Shot on location in Nepal, Khyentse Norbu’s Looking for a Lady with Fangs and a Moustache resembles an extended confession at a Buddhist temple. If you happen to be in the mindset for a long, leisurely, spiritual cinematic rumination about the fragility of life, the futility of our professional pursuits, the power of femininity, and the sheer bliss of living in the moment, then delve right in. The writer and director’s aim is not to shock or devastate, nor elicit any strong reaction, but to make one ponder the Meaning of It All.
The ponytail-sporting Tenzin (Tsering Tashi Gyalthang) has dreams of opening the coolest coffee shop in all of Nepal. He even finds a half-demolished building he wants to renovate, despite claims that it’s the ruins of a monastery. Tenzin and his friend Jachung (Tulku Kungzang) talk to a psychic monk (Ngawang Tenzin), who sports sunglasses and red headphones, and tells them to locate the elusive titular lady, or Tenzin will die in a week. While Jachung believes in the prediction wholeheartedly, Tenzin is skeptical but understandably troubled.
Eventually, Tenzin gets swept up in it all, finding it difficult to tell fantasy and reality apart, searching for the fanged lady, while getting spiritual advice delivered to him via extended sermons. He is told that he has “lost his Iha,” which means he can “no longer recognize the difference between bad and good,” and he attracts misfortune. Whether he eventually locates the lady or dies, or if that’s even the point, I’ll let you discover.
“…a psychhic monk…tells them to locate the elusive titular lady or die in a week.”
Norbu favors long, static shot compositions, relishing the silence inbetween words (of which, mind you, there are many). There are numerous, lengthy sequences of characters strumming the Dramyin, delivering sermons, and wandering around in deep contemplation. Its feminist motifs are lukewarm at best, overshadowed by the male protagonist’s journey of self-discovery (arguably spurred by the need for self-preservation and accumulation of wealth).

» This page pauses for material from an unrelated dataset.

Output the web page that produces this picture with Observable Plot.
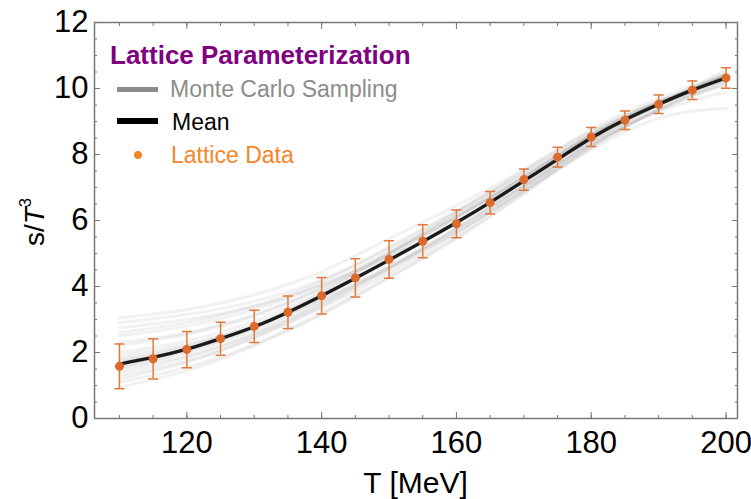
<!DOCTYPE html>
<html><head><meta charset="utf-8">
<script src="https://cdn.jsdelivr.net/npm/d3@7"></script>
<script src="https://cdn.jsdelivr.net/npm/@observablehq/plot@0.6"></script>
<style>
html,body{margin:0;padding:0;background:#fff;}
#wrap{position:relative;width:751px;height:499px;font-family:"Liberation Sans",Arial,sans-serif;overflow:hidden;}
.lg{position:absolute;white-space:nowrap;line-height:1;}
.sw{position:absolute;}
</style></head><body><div id="wrap"></div>
<script>
// Lattice data
const T = [110,115,120,125,130,135,140,145,150,155,160,165,170,175,180,185,190,195,200];
const latticeS = [1.58,1.81,2.09,2.42,2.79,3.22,3.72,4.26,4.82,5.37,5.90,6.54,7.24,7.92,8.53,9.04,9.52,9.95,10.32];
const latticeErr = [0.68,0.61,0.55,0.50,0.49,0.49,0.55,0.58,0.57,0.50,0.42,0.34,0.32,0.30,0.29,0.28,0.28,0.28,0.31];
// Mean of parameterization
const meanS = [1.65,1.85,2.10,2.42,2.78,3.22,3.72,4.25,4.80,5.36,5.94,6.55,7.20,7.85,8.50,9.05,9.52,9.95,10.32];
// Monte Carlo sample curves (values at mcT)
const mcT = [110,120,130,140,150,160,170,180,190,200];
const mc01 = [3.05,3.30,3.75,4.45,5.45,6.45,7.55,8.70,9.60,10.25];
const mc02 = [2.90,3.15,3.55,4.20,5.15,6.25,7.40,8.60,9.55,10.25];
const mc03 = [2.60,2.90,3.40,4.15,5.20,6.30,7.45,8.65,9.60,10.35];
const mc04 = [2.30,2.60,3.15,3.95,5.00,6.15,7.35,8.60,9.60,10.40];
const mc05 = [2.00,2.35,2.95,3.85,4.95,6.10,7.30,8.55,9.55,10.35];
const mc06 = [1.80,2.20,2.85,3.75,4.80,5.95,7.20,8.50,9.55,10.40];
const mc07 = [1.50,1.90,2.55,3.45,4.55,5.75,7.05,8.40,9.50,10.45];
const mc08 = [1.30,1.75,2.45,3.35,4.40,5.60,6.95,8.35,9.50,10.55];
const mc09 = [1.10,1.55,2.25,3.20,4.30,5.50,6.85,8.25,9.40,10.40];
const mc10 = [0.95,1.45,2.20,3.15,4.25,5.45,6.80,8.20,9.35,10.30];
const mc11 = [1.20,1.70,2.45,3.40,4.50,5.65,6.90,8.15,9.10,9.40];
const mc12 = [2.20,2.55,3.10,3.95,5.00,6.10,7.30,8.55,9.50,10.10];
const mc13 = [1.70,2.10,2.75,3.65,4.75,5.90,7.15,8.45,9.50,10.30];
const mc14 = [1.40,1.85,2.55,3.50,4.60,5.75,7.00,8.30,9.30,9.90];
const mc15 = [2.50,2.80,3.30,4.05,5.05,6.15,7.30,8.55,9.55,10.35];
const mc16 = [1.90,2.25,2.80,3.60,4.60,5.75,7.05,8.40,9.50,10.40];
const mc17 = [1.60,2.05,2.75,3.70,4.85,6.05,7.30,8.60,9.60,10.40];
const mc18 = [2.75,3.00,3.40,4.05,4.90,5.90,7.05,8.30,9.35,10.15];
const mc19 = [1.75,2.15,2.80,3.80,5.00,6.25,7.50,8.75,9.70,10.45];
const mc20 = [1.55,2.00,2.65,3.55,4.55,5.65,6.90,8.25,9.35,10.20];
// Ticks
const xMajorTicks = [120,140,160,180,200];
const xMinorTicks = [110,115,120,125,130,135,140,145,150,155,160,165,170,175,180,185,190,195,200];
const yMajorTicks = [0,2,4,6,8,10,12];
const yMinorTicks = [0,0.5,1,1.5,2,2.5,3,3.5,4,4.5,5,5.5,6,6.5,7,7.5,8,8.5,9,9.5,10,10.5,11,11.5,12];

const mcCurves = [mc01,mc02,mc03,mc04,mc05,mc06,mc07,mc08,mc09,mc10,mc11,mc12,mc13,mc14,mc15,mc16,mc17,mc18,mc19,mc20];
const mcRows = mcCurves.flatMap((c,k)=>c.map((v,i)=>({T:mcT[i], s:v, k})));
const meanRows = T.map((t,i)=>({T:t, s:meanS[i]}));
const lattice = T.map((t,i)=>({T:t, s:latticeS[i], lo:latticeS[i]-latticeErr[i], hi:latticeS[i]+latticeErr[i]}));

const capShape = {draw(ctx,l){ctx.moveTo(0,0); ctx.lineTo(0,-l);}};
const frameColor = "#777";
const errColor = "#e07a3e";
const blank = () => "";

const chart = Plot.plot({
  width:751, height:499, marginLeft:94, marginRight:14, marginTop:22, marginBottom:81,
  x:{domain:[106.3,201.7]}, y:{domain:[0,12]},
  style:{fontFamily:"'Liberation Sans', Arial, sans-serif", fontSize:"31px", color:"#000", background:"#fff"},
  marks:[
    Plot.line(mcRows,{x:"T",y:"s",z:"k",curve:"natural",stroke:"#888",strokeOpacity:0.12,strokeWidth:3}),
    Plot.line(meanRows,{x:"T",y:"s",curve:"natural",stroke:"#1a1a1a",strokeWidth:3.3}),
    Plot.ruleX(lattice,{x:"T",y1:"lo",y2:"hi",stroke:errColor,strokeWidth:1.5}),
    Plot.vector(lattice,{x:"T",y:"lo",length:9,rotate:90,anchor:"middle",shape:capShape,stroke:errColor,strokeWidth:1.5}),
    Plot.vector(lattice,{x:"T",y:"hi",length:9,rotate:90,anchor:"middle",shape:capShape,stroke:errColor,strokeWidth:1.5}),
    Plot.dot(lattice,{x:"T",y:"s",r:4.5,fill:"#dc6a2c"}),
    Plot.frame({stroke:frameColor,strokeWidth:1.5}),
    Plot.axisX({ticks:xMajorTicks,tickSize:-6,tickPadding:18,stroke:frameColor,label:null}),
    Plot.axisX({ticks:xMinorTicks,tickSize:-3,tickFormat:blank,stroke:frameColor,label:null}),
    Plot.axisX({anchor:"top",ticks:xMajorTicks,tickSize:-6,tickFormat:blank,stroke:frameColor,label:null}),
    Plot.axisX({anchor:"top",ticks:xMinorTicks,tickSize:-3,tickFormat:blank,stroke:frameColor,label:null}),
    Plot.axisY({ticks:yMajorTicks,tickSize:-6,tickPadding:12,stroke:frameColor,label:null}),
    Plot.axisY({ticks:yMinorTicks,tickSize:-3,tickFormat:blank,stroke:frameColor,label:null}),
    Plot.axisY({anchor:"right",ticks:yMajorTicks,tickSize:-6,tickFormat:blank,stroke:frameColor,label:null}),
    Plot.axisY({anchor:"right",ticks:yMinorTicks,tickSize:-3,tickFormat:blank,stroke:frameColor,label:null})
  ]
});
const wrap = document.getElementById("wrap");
wrap.appendChild(chart);

function add(html, css, cls="lg"){
  const d = document.createElement("div");
  d.className = cls; d.innerHTML = html;
  Object.assign(d.style, css);
  wrap.appendChild(d);
}
// Legend
add("Lattice Parameterization",{left:"110px",top:"42px",fontSize:"26px",fontWeight:"bold",color:"#800080"});
add("",{left:"117px",top:"86.5px",width:"41px",height:"5px",background:"#8c8c8c"},"sw");
add("Monte Carlo Sampling",{left:"170px",top:"77.5px",fontSize:"23px",color:"#8c8c8c"});
add("",{left:"117px",top:"118px",width:"41px",height:"6px",background:"#000"},"sw");
add("Mean",{left:"172px",top:"110.5px",fontSize:"23px",color:"#000"});
add("",{left:"134px",top:"151px",width:"8px",height:"8px",borderRadius:"50%",background:"#f5862a"},"sw");
add("Lattice Data",{left:"171px",top:"144px",fontSize:"23px",color:"#f5862a"});
// Axis labels
add("T [MeV]",{left:"415.5px",top:"468px",fontSize:"30px",transform:"translateX(-50%)"});
add("s/<i>T</i><span style=\"font-size:0.6em;position:relative;top:-0.75em\">3</span>",
    {left:"35px",top:"222px",fontSize:"28px",transform:"translate(-50%,-50%) rotate(-90deg)"});
</script></body></html>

The filmmaker does find truth in details, such as Tenzin’s small living quarters, the way flower petals fall outside his window, the foggy majesty of the surrounding mountains, the endless Nepalese rooftops. Cinematographer Ping Bin Lee captures the otherworldly beauty of Nepal in all of its colorful splendor.
Looking for a Lady with Fangs and a Moustache is not without moments of humor, especially when it comes to the monk’s nonchalant approach. “You’ll be dead next Saturday,” he informs Tenzin dryly. “Try to die on Sunday instead.” He also refers to the “Omniscient Google” for answers and promises to give up his beloved headphones to Tanzin, if… well, I don’t want to spoil anything in a film that has next-to-no surprises.
You’d think a feature titled Looking for a Lady with Fangs and a Moustache and boasting the poster art that it does would be reminiscent of Alejandro Jodorowsky’s psychedelic craziness, but there’s nary a hallucinogenic mushroom to be found. Take that warning to heart (I didn’t and was consequently somewhat misled by the synopsis/artwork/title combo), and make sure to drink a lot of coffee before embarking on this search.
"…captures the otherworldly beauty of Nepal in all of its colorful splendor."